* BEGIN RAW DATA *
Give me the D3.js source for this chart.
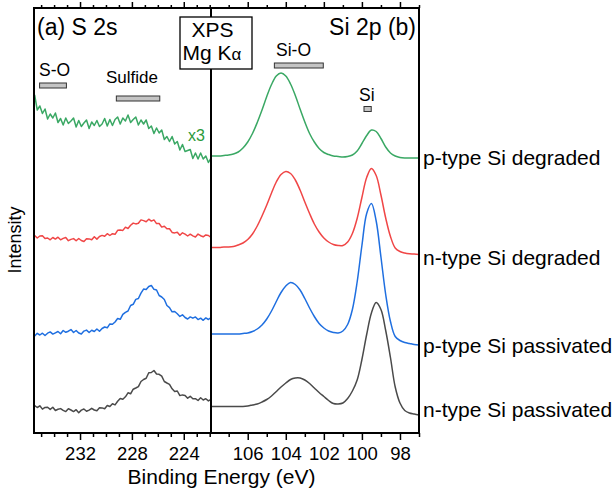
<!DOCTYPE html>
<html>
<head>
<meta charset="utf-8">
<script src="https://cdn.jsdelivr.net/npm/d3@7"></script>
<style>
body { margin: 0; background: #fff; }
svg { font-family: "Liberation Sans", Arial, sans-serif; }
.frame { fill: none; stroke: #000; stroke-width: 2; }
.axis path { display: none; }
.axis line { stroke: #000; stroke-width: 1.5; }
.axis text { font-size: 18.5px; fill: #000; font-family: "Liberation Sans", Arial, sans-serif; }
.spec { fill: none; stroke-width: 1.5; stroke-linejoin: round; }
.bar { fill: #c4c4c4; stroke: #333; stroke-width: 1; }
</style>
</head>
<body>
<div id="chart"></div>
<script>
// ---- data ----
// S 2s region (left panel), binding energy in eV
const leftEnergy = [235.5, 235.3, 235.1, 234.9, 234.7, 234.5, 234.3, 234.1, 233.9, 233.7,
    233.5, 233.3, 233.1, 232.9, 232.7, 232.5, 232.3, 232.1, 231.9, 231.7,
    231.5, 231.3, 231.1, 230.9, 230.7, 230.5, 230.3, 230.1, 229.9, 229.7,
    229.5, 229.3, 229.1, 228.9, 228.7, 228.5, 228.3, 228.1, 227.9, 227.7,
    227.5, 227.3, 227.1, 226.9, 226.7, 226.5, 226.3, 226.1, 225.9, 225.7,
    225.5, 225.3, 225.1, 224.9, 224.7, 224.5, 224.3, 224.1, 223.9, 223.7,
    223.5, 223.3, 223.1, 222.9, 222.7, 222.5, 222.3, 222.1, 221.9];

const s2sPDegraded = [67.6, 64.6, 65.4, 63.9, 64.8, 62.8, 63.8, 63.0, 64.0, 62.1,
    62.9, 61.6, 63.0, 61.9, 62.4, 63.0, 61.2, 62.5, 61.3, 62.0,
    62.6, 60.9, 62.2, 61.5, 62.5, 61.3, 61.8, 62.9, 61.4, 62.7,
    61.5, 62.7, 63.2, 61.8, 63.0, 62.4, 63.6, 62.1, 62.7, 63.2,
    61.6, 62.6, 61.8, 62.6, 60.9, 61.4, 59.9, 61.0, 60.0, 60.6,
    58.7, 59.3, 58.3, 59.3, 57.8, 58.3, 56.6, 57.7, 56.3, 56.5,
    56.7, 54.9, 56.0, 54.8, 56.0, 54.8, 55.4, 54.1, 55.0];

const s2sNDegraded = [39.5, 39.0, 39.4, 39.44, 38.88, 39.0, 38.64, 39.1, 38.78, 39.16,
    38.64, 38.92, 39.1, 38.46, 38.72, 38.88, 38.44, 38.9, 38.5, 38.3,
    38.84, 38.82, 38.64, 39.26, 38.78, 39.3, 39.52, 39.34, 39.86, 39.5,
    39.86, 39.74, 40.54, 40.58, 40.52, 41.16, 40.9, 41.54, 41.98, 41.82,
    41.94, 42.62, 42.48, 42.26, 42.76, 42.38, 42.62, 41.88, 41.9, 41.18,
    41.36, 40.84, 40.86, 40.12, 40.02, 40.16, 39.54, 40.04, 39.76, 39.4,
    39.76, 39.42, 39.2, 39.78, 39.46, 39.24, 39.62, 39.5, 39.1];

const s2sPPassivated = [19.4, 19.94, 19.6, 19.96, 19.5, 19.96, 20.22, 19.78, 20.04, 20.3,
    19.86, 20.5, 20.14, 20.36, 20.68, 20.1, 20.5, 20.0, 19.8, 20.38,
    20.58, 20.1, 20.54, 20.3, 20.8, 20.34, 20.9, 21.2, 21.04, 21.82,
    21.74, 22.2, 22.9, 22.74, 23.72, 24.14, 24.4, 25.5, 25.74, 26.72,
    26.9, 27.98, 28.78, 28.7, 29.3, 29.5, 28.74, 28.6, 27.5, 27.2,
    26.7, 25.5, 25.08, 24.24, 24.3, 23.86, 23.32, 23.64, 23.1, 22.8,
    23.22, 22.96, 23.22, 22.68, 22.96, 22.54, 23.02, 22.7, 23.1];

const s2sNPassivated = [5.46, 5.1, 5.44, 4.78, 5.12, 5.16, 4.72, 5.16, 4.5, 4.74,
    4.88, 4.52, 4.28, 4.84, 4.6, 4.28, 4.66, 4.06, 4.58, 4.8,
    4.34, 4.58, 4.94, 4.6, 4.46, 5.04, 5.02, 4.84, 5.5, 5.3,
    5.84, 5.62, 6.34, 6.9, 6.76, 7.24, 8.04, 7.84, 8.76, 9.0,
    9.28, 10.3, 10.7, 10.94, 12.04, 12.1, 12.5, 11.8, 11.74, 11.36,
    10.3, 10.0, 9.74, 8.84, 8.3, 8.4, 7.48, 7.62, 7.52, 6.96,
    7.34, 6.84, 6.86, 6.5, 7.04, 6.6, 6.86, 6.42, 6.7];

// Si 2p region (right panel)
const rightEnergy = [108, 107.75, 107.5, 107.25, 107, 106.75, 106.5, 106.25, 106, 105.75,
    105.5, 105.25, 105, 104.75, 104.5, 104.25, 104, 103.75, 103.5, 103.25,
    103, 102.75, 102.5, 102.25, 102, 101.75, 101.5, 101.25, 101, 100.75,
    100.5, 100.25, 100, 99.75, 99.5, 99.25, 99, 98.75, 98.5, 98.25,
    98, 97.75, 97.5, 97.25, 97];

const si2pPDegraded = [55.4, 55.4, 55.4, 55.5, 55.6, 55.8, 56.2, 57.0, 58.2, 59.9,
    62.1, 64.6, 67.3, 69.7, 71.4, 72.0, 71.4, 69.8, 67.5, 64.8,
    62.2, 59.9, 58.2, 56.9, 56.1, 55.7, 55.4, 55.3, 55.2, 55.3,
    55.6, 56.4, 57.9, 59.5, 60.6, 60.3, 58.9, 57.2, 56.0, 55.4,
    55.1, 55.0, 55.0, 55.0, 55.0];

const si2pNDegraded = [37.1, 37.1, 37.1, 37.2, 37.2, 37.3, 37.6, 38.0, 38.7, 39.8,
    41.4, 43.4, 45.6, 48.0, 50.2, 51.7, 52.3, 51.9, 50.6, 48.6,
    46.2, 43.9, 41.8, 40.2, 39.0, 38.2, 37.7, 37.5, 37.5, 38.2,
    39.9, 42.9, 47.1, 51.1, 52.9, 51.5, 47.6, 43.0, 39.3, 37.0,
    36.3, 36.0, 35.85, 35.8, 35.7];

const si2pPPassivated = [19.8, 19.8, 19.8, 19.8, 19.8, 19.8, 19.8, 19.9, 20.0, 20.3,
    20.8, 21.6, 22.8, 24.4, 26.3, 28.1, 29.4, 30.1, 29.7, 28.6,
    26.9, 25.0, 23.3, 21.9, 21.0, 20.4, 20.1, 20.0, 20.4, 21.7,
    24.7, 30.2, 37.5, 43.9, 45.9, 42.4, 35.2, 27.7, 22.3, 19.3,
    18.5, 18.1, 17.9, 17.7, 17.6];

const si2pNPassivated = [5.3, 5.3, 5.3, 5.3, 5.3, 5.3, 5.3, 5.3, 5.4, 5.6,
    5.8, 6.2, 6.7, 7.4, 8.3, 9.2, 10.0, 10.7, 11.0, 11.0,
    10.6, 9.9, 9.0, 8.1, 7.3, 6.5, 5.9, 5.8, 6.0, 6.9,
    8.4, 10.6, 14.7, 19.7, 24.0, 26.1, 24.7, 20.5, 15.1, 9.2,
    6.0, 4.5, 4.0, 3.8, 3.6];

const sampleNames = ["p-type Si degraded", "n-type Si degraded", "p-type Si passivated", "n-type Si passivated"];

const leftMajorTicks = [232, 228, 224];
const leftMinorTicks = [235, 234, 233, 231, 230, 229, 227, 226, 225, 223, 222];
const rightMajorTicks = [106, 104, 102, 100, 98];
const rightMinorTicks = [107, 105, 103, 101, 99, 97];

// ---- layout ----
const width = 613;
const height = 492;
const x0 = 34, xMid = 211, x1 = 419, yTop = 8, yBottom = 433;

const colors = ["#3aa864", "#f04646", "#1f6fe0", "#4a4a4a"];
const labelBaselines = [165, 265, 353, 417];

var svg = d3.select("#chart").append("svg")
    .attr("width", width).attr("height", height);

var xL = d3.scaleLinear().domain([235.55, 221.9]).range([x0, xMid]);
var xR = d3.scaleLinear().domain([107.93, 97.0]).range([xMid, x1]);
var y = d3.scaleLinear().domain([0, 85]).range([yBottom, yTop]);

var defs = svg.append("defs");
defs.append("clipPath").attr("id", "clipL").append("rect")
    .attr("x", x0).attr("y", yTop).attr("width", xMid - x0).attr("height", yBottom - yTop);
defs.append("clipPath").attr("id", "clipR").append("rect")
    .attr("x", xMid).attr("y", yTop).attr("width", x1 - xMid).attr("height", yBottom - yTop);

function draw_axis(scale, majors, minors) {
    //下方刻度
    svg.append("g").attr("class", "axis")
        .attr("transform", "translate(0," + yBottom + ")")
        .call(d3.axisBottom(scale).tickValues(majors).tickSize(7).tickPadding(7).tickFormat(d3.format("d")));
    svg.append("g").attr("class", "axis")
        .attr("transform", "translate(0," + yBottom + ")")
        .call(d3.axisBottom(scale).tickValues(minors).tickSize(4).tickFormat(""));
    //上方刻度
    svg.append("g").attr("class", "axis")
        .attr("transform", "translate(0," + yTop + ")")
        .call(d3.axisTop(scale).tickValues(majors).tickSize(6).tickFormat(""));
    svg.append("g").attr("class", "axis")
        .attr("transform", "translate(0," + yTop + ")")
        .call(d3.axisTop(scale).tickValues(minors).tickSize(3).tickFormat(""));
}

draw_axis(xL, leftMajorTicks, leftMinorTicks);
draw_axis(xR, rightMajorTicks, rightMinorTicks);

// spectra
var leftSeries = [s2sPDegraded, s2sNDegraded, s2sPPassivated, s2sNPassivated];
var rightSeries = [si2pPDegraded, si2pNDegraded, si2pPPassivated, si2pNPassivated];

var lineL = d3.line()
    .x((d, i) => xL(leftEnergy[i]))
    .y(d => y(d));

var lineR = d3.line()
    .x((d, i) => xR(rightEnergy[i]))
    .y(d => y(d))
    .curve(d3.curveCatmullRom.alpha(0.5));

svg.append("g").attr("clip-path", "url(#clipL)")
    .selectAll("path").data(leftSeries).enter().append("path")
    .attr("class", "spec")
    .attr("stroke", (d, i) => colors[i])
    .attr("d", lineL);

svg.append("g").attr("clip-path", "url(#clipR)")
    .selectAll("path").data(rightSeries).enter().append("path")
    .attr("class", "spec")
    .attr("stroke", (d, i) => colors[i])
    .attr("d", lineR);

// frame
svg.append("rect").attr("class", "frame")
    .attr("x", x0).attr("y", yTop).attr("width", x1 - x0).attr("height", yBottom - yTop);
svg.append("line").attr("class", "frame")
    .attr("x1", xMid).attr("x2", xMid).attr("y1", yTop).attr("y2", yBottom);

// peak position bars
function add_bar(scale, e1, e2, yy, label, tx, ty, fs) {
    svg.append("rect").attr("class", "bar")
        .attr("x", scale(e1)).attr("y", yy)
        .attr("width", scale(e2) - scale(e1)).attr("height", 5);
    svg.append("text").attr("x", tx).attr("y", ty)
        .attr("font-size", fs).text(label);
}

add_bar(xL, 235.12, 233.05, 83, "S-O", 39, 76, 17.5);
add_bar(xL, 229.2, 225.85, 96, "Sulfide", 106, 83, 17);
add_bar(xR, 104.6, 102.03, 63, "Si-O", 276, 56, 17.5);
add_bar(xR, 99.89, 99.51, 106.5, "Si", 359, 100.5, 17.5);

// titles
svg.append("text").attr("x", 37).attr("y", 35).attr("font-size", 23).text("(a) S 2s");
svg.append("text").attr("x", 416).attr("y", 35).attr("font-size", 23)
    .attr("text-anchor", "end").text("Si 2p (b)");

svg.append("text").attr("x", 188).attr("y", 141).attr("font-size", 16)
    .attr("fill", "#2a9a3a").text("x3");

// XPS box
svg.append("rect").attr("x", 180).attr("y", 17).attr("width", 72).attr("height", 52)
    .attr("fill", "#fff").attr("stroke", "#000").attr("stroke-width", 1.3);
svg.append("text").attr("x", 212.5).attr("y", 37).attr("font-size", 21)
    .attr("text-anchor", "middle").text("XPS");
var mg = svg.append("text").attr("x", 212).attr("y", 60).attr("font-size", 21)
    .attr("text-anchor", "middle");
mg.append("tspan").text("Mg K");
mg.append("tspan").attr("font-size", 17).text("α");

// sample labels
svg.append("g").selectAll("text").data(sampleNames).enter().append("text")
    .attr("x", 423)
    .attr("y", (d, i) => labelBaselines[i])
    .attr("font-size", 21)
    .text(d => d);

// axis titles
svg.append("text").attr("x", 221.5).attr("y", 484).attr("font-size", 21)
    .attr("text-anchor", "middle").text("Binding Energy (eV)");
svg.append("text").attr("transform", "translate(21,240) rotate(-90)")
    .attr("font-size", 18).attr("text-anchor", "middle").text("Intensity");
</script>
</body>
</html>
* END RAW DATA *
> _WHAT THIS TASK INVOLVES_
Tally up the lines holding the word "chart" in the data above, and answer with that figure only.

> _EXERCISE ANSWER_
3